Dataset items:
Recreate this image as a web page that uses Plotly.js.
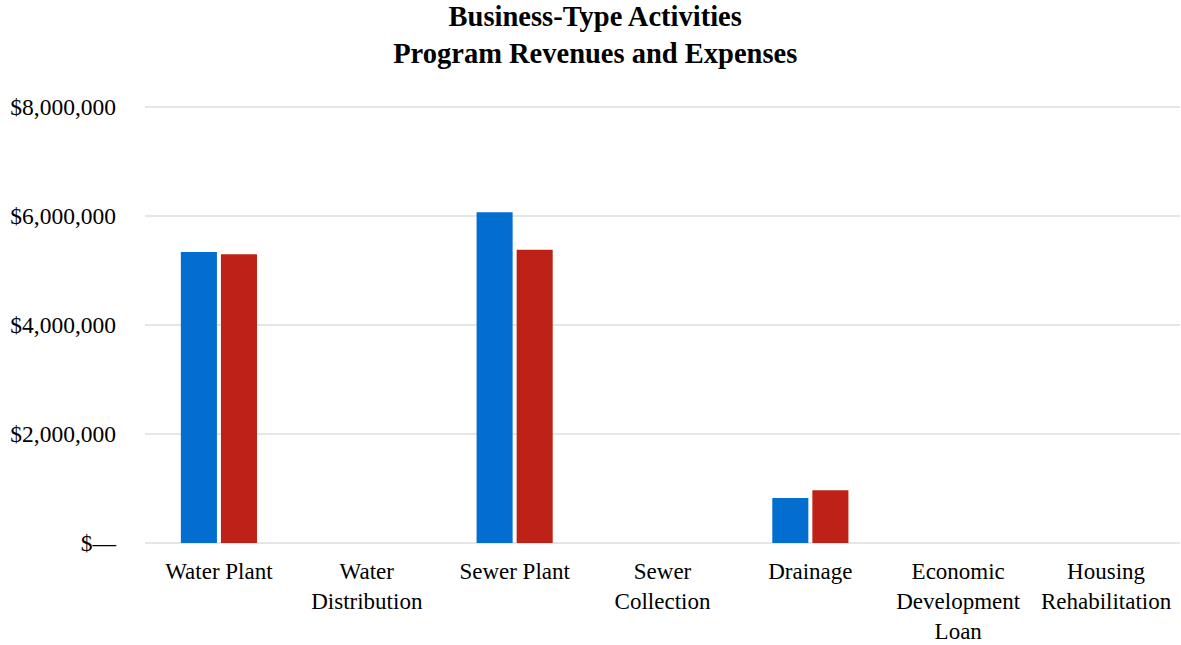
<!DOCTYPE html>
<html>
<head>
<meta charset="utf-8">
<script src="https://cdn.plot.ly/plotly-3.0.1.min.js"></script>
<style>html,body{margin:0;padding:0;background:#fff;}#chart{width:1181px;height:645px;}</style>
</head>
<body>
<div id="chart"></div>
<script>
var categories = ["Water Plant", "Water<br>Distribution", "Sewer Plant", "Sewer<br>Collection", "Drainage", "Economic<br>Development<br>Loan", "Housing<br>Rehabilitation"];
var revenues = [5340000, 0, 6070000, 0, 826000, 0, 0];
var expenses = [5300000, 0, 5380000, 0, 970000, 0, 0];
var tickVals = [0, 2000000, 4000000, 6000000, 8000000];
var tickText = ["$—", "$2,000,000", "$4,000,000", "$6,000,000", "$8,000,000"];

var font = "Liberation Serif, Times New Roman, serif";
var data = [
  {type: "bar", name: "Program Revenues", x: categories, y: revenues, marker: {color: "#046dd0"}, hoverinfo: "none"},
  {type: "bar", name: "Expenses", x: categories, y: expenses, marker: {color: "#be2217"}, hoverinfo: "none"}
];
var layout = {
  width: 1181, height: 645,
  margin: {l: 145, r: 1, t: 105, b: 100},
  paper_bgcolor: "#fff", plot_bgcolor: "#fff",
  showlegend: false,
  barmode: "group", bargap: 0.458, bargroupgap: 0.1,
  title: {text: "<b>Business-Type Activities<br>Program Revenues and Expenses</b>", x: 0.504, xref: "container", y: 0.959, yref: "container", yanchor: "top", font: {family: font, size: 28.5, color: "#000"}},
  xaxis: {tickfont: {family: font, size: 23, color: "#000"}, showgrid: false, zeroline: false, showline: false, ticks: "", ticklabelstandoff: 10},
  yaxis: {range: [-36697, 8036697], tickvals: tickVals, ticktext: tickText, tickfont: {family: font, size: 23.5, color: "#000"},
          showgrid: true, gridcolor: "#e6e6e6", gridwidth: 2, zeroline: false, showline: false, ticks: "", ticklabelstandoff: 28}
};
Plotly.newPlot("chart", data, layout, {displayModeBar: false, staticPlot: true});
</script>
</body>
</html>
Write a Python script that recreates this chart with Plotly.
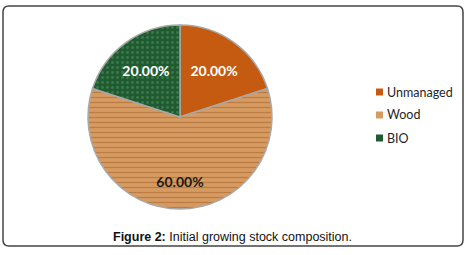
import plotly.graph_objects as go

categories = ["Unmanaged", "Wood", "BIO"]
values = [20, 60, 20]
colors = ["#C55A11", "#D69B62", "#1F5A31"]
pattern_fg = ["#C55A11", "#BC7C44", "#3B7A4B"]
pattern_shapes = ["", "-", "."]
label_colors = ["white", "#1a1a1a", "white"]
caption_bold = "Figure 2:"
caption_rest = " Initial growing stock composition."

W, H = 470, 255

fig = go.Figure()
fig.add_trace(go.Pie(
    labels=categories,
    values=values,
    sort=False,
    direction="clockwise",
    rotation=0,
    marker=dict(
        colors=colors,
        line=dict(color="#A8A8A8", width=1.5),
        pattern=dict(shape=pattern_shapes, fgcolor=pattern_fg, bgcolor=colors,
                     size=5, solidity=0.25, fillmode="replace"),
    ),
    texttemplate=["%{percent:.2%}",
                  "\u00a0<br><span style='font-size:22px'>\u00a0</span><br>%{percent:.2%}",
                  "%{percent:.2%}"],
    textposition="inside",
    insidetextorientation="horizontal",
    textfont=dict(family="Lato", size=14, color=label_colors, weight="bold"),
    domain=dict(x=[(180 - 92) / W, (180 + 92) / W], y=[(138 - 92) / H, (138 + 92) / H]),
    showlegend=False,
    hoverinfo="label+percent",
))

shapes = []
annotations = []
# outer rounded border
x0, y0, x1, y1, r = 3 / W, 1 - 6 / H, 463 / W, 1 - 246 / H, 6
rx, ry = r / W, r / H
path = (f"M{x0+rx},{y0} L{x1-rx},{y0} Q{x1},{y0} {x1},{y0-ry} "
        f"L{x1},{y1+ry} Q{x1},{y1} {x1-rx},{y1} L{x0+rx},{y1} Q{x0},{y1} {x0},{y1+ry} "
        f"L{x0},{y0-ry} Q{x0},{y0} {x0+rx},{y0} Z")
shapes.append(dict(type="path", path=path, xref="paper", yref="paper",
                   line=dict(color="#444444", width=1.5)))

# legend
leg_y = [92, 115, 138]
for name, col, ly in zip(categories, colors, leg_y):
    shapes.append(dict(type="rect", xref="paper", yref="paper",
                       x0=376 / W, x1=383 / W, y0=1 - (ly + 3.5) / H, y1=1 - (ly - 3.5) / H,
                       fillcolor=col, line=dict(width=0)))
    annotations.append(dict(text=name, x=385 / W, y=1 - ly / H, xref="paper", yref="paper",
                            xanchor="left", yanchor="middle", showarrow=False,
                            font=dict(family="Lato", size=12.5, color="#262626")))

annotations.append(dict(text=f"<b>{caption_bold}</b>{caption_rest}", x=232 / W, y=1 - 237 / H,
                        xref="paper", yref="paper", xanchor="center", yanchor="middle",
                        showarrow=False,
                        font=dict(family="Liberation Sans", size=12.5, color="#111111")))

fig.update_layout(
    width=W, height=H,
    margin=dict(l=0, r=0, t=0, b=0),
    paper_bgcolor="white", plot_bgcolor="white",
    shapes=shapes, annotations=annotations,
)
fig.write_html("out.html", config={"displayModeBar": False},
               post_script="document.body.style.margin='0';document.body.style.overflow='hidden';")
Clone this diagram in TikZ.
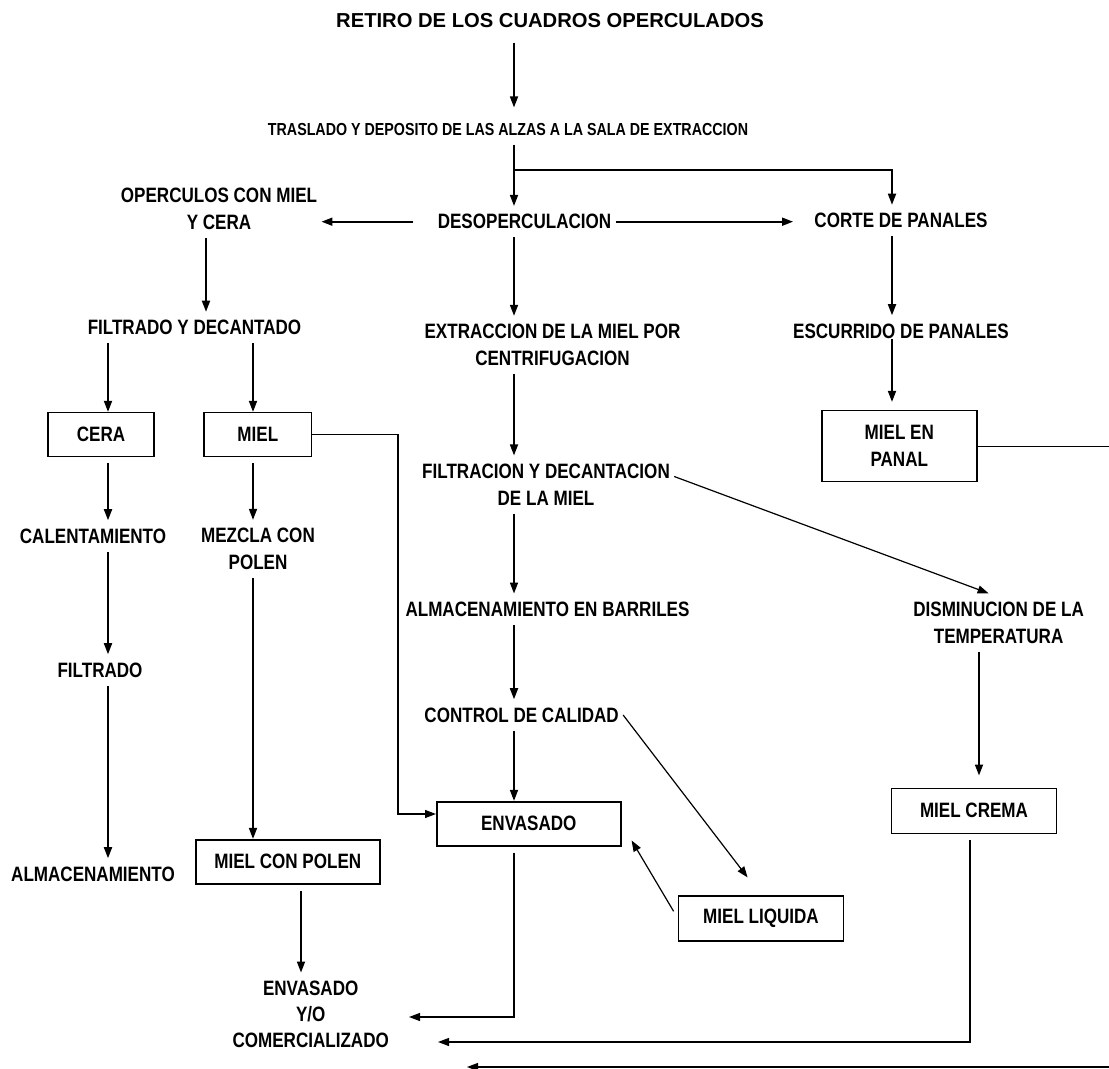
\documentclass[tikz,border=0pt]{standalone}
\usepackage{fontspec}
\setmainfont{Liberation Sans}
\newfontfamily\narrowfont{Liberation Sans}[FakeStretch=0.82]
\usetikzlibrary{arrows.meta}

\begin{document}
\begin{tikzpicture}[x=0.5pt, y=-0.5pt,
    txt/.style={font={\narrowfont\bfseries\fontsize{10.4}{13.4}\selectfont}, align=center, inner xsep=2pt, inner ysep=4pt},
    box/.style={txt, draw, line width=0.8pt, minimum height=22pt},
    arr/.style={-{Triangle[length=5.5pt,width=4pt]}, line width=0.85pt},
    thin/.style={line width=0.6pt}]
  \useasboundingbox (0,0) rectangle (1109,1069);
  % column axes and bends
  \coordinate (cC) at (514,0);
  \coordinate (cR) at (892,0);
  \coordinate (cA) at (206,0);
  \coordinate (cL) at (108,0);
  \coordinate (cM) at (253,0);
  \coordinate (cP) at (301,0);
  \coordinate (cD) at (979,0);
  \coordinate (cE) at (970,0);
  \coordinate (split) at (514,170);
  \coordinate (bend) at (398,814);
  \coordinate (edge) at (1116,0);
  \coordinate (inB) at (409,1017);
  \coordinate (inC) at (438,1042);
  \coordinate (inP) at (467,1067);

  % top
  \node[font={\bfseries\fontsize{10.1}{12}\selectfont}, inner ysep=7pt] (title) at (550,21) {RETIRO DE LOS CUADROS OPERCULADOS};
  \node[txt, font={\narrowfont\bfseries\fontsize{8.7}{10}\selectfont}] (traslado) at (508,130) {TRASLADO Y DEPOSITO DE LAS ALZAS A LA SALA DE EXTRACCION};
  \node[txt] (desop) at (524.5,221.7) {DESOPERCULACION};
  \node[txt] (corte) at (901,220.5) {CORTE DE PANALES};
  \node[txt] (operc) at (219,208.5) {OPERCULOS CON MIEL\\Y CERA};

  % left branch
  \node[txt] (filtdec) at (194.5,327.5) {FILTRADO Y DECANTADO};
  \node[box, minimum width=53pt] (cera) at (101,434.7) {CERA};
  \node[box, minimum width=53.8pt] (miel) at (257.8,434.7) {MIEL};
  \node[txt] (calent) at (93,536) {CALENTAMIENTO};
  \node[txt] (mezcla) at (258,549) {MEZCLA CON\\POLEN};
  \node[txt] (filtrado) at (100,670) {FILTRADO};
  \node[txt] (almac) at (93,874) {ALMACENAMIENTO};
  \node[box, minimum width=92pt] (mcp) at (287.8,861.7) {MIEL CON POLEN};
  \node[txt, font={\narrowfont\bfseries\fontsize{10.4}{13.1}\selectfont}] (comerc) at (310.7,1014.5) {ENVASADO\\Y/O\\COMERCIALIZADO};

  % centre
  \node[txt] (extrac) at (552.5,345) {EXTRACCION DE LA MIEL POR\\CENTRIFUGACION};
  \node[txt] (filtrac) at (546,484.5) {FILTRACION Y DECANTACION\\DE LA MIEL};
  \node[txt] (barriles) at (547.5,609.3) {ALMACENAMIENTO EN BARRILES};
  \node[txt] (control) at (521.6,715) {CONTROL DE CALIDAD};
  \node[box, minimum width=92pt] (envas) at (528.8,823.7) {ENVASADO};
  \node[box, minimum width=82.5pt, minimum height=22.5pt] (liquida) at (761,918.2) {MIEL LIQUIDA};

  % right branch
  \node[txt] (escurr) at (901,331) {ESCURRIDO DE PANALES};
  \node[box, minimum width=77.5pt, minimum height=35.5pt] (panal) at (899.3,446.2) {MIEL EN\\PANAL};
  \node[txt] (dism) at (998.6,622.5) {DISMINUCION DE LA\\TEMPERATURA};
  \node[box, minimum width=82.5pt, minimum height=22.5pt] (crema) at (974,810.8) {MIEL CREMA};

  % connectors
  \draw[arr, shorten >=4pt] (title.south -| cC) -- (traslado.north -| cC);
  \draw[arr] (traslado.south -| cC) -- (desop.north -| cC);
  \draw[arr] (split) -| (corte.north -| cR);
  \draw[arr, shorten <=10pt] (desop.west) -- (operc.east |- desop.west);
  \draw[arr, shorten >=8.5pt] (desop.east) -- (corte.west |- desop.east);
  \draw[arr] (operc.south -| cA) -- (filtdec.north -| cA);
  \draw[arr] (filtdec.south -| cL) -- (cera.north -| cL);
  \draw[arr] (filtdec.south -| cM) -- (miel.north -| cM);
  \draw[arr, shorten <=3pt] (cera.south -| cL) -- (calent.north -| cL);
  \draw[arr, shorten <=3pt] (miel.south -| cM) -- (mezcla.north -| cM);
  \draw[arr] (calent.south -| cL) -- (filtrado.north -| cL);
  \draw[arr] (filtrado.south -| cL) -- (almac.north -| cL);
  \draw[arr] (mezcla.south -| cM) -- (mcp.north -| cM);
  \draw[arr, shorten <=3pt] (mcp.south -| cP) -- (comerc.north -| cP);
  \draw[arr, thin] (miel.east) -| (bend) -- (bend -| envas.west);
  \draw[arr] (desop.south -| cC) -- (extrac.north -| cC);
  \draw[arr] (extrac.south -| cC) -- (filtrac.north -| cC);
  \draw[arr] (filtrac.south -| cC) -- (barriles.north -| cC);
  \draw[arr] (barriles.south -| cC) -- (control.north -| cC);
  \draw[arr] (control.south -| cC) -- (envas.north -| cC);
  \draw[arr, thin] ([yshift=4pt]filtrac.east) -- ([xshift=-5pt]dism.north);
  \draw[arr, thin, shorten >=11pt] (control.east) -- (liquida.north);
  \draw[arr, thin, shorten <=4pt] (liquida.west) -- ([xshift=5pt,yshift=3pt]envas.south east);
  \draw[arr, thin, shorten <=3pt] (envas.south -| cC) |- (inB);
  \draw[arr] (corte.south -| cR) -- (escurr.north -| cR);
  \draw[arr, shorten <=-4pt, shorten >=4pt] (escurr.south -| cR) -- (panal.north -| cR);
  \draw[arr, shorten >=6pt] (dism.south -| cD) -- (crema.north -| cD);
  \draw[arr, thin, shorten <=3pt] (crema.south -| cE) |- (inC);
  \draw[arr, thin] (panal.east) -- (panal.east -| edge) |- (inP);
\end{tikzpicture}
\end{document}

### EXERCISE DESCRIPTION
Every line from the one containing "Write a Python" through the one containing "W, H = 470, 255" should be quoted exactly, and no other lines; keep pictures out of the copy.

### WRITTEN RESPONSE
Write a Python script that recreates this chart with Plotly.
import plotly.graph_objects as go

categories = ["Unmanaged", "Wood", "BIO"]
values = [20, 60, 20]
colors = ["#C55A11", "#D69B62", "#1F5A31"]
pattern_fg = ["#C55A11", "#BC7C44", "#3B7A4B"]
pattern_shapes = ["", "-", "."]
label_colors = ["white", "#1a1a1a", "white"]
caption_bold = "Figure 2:"
caption_rest = " Initial growing stock composition."

W, H = 470, 255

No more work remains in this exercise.